Charts and diagrams as code:

━━━━

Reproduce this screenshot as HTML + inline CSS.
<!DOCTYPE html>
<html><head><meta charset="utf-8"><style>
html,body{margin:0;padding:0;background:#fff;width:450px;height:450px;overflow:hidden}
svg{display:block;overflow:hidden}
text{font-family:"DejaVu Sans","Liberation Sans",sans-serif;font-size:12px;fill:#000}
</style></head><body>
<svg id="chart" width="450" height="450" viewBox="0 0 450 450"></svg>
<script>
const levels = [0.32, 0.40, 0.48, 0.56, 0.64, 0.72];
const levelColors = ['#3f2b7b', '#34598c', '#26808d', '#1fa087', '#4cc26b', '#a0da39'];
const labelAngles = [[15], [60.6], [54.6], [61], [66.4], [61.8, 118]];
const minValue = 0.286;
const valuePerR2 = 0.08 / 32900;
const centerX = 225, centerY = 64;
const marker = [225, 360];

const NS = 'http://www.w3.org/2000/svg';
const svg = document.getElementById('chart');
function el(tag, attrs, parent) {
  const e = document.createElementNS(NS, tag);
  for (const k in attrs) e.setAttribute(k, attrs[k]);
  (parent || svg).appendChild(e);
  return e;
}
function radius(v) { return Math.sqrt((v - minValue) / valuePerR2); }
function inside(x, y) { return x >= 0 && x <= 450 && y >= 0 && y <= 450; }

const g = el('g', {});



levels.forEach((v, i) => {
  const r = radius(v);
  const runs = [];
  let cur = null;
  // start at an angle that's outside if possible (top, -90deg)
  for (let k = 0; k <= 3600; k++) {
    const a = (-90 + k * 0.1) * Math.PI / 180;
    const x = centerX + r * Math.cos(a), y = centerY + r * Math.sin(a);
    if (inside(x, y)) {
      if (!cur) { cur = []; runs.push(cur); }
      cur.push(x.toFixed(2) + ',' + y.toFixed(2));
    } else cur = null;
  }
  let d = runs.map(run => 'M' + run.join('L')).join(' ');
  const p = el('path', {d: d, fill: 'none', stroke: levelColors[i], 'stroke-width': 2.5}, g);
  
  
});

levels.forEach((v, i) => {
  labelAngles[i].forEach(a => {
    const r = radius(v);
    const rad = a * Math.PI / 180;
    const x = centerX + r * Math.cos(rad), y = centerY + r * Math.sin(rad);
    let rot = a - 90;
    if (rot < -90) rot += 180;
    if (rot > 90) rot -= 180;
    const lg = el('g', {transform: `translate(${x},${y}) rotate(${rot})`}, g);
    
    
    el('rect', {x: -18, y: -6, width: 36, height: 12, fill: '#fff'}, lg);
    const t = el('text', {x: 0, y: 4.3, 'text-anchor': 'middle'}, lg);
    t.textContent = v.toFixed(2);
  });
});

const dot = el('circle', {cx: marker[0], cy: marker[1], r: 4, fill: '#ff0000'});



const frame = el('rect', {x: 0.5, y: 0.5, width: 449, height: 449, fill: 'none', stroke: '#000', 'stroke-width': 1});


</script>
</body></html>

━━━━

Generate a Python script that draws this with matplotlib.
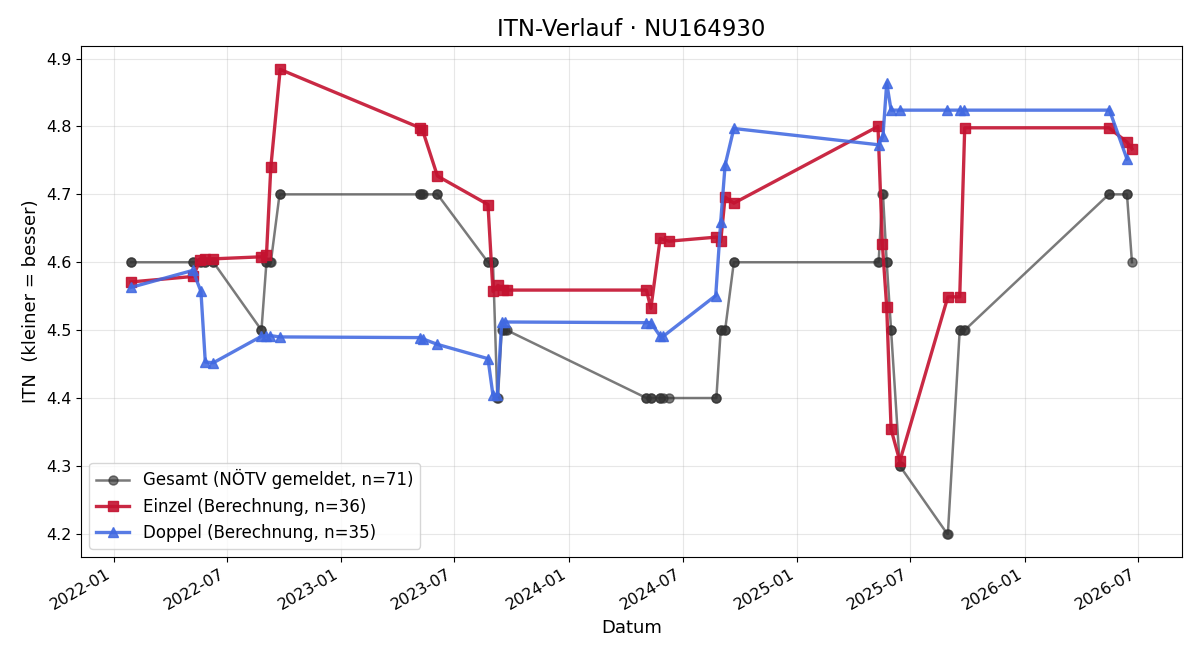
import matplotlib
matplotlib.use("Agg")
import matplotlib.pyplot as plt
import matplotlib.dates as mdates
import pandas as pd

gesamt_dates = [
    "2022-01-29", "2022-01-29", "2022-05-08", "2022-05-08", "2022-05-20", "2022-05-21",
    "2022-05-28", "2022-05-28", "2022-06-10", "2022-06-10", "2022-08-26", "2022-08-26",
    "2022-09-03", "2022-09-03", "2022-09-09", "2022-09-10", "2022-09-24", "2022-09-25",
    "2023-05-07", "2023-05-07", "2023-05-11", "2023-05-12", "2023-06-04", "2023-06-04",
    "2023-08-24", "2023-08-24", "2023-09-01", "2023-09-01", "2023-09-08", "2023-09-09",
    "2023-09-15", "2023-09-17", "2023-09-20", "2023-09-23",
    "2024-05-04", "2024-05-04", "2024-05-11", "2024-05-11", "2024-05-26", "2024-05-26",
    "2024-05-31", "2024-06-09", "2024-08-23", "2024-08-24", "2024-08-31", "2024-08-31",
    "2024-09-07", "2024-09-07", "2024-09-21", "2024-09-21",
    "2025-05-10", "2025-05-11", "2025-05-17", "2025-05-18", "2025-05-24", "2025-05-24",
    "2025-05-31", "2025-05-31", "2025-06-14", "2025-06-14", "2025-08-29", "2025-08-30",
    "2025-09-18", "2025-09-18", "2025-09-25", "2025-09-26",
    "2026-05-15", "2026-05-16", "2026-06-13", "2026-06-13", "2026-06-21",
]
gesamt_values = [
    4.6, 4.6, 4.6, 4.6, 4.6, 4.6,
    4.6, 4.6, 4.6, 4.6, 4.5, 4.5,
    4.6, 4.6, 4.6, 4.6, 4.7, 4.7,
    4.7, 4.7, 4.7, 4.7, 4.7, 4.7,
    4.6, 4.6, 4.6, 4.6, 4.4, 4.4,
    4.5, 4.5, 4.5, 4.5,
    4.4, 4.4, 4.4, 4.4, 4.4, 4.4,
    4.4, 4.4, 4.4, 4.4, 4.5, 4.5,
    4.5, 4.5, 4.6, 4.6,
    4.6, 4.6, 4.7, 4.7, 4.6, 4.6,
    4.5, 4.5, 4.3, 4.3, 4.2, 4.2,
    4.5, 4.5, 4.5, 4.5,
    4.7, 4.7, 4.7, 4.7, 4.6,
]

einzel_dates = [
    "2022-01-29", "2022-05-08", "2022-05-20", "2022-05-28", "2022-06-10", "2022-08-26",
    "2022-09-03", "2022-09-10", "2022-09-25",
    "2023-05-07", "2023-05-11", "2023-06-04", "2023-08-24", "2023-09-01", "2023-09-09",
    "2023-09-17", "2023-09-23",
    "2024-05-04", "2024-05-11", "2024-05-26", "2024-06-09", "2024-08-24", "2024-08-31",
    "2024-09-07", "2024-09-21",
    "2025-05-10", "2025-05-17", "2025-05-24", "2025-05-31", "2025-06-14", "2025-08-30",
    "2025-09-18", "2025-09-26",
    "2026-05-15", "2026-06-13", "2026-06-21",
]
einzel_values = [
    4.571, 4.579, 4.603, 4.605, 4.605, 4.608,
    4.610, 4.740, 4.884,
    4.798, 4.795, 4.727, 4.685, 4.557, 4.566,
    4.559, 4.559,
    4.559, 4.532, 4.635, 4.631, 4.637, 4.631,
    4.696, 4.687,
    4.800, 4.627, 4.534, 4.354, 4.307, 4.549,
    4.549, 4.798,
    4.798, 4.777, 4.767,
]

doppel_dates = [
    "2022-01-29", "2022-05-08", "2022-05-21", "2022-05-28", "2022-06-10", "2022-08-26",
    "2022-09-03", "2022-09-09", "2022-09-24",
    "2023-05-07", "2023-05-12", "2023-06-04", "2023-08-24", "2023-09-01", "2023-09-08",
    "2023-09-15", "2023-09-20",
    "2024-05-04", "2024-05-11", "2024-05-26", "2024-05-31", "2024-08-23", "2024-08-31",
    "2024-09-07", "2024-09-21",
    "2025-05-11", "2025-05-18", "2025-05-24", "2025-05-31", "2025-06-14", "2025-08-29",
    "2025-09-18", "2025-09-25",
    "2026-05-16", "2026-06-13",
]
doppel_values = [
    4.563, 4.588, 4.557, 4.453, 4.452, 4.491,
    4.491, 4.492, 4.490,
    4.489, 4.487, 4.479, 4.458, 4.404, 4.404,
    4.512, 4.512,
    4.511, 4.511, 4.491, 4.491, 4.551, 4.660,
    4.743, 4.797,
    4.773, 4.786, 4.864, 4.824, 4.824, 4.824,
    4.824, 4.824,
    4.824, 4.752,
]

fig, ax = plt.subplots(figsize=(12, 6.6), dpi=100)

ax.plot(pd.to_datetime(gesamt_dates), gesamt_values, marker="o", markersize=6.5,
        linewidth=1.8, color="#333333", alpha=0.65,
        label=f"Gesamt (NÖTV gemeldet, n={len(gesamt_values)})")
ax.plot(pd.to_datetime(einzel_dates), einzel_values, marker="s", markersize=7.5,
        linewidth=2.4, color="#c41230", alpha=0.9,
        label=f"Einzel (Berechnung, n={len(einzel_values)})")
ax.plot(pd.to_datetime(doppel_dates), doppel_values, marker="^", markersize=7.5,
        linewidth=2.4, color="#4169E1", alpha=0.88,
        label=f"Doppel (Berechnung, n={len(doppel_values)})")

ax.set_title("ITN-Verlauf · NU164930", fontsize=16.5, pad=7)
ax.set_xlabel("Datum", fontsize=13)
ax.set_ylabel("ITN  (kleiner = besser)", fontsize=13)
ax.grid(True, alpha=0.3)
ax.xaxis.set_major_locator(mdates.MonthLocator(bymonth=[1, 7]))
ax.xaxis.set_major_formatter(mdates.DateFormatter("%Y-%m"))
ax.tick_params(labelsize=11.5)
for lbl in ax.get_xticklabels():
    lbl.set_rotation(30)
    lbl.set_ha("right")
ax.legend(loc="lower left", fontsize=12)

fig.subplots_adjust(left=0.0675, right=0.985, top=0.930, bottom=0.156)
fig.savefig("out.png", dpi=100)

━━━━

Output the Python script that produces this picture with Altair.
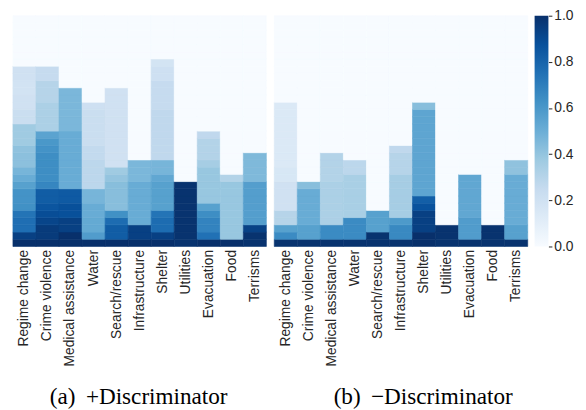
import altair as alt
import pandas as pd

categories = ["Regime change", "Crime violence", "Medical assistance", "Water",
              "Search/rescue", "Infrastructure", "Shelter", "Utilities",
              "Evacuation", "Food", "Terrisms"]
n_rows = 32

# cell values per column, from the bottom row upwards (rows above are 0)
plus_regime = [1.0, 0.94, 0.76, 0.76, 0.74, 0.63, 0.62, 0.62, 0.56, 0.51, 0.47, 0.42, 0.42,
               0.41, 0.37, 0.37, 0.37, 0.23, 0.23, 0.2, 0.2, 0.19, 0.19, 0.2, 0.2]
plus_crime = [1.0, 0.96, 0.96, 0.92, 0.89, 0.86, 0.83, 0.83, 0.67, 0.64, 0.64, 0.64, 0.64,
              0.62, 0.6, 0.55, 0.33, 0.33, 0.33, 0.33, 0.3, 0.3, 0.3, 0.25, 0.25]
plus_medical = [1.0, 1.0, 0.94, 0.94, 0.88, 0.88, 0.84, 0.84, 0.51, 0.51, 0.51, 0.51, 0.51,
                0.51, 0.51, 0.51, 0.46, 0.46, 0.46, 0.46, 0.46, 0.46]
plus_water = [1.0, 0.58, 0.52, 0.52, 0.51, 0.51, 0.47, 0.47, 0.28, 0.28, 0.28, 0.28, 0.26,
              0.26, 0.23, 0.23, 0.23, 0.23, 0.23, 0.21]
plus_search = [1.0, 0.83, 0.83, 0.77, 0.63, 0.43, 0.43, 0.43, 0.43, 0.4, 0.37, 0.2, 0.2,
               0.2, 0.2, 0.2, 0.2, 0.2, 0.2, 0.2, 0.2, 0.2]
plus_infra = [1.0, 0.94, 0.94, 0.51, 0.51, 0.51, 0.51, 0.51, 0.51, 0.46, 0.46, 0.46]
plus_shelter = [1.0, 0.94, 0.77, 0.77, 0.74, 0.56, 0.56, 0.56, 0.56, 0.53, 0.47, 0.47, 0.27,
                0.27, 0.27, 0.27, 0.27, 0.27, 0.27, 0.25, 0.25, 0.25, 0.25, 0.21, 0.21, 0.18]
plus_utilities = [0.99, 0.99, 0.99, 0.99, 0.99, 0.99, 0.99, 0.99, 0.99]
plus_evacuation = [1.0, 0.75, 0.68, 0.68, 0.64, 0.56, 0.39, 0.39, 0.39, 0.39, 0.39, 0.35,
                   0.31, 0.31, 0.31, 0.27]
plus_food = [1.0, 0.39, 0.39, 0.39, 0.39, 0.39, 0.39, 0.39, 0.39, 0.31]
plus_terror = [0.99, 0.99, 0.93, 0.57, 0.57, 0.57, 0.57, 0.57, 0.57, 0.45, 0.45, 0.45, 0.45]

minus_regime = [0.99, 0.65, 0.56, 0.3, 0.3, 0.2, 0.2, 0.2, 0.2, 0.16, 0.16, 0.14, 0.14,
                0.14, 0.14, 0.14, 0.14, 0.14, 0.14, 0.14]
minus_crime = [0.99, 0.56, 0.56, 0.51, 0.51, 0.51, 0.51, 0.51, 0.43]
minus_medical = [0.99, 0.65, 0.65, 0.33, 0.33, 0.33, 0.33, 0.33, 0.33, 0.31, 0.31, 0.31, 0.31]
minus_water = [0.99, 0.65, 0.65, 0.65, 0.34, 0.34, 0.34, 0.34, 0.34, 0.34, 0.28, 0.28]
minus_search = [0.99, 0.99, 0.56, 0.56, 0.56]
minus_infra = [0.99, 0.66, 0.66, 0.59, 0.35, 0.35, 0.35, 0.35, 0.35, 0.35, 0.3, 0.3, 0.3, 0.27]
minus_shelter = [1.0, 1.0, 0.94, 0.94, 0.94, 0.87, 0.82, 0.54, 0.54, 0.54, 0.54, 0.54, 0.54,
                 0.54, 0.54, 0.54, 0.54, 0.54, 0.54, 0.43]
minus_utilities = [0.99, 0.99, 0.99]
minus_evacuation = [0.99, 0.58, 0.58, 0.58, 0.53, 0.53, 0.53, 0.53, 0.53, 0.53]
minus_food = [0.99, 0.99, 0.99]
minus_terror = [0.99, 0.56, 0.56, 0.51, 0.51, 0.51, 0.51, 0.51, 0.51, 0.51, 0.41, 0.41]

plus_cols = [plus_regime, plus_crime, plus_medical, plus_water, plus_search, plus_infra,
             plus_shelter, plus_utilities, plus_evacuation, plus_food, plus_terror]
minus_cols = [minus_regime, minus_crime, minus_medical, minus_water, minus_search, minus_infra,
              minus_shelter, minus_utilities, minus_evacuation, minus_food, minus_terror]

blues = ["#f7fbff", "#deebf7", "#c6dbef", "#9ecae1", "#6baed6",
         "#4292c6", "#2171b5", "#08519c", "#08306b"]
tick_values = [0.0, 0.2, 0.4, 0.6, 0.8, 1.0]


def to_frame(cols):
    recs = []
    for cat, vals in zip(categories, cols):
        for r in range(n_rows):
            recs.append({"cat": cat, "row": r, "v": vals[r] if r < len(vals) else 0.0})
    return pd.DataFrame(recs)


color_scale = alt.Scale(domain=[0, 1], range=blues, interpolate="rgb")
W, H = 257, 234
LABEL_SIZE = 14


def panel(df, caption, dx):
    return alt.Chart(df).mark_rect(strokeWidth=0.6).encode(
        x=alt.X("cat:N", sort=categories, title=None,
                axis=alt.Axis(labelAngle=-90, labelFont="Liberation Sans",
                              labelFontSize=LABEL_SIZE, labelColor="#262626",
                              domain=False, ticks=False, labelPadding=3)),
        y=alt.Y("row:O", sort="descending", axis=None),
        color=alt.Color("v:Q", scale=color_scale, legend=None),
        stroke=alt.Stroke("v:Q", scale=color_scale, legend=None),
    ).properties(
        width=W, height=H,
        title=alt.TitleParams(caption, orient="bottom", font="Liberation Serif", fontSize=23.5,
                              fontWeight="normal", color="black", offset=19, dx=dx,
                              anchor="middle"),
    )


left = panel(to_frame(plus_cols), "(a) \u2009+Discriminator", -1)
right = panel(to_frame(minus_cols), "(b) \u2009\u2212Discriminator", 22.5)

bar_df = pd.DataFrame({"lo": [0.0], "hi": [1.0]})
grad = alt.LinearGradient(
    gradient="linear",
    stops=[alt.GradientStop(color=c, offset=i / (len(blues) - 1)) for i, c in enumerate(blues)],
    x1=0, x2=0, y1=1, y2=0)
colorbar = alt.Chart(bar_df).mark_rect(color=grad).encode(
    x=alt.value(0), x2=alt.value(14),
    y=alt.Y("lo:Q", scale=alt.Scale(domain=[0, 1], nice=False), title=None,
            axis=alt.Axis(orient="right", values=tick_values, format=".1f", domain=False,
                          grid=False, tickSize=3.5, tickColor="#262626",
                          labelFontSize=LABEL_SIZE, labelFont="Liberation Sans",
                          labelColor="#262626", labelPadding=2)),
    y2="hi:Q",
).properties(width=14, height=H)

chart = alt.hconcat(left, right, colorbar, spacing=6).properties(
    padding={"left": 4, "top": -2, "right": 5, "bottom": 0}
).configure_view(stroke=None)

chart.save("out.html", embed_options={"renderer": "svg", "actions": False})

━━━━

-- SHORT PROBLEM --
Output exactly the lines from the one containing "Output the Python" through the one containing "n_rows = 32", both included, and nothing else; leave out any pictures.

-- ANSWER --
Output the Python script that produces this picture with Altair.
import altair as alt
import pandas as pd

categories = ["Regime change", "Crime violence", "Medical assistance", "Water",
              "Search/rescue", "Infrastructure", "Shelter", "Utilities",
              "Evacuation", "Food", "Terrisms"]
n_rows = 32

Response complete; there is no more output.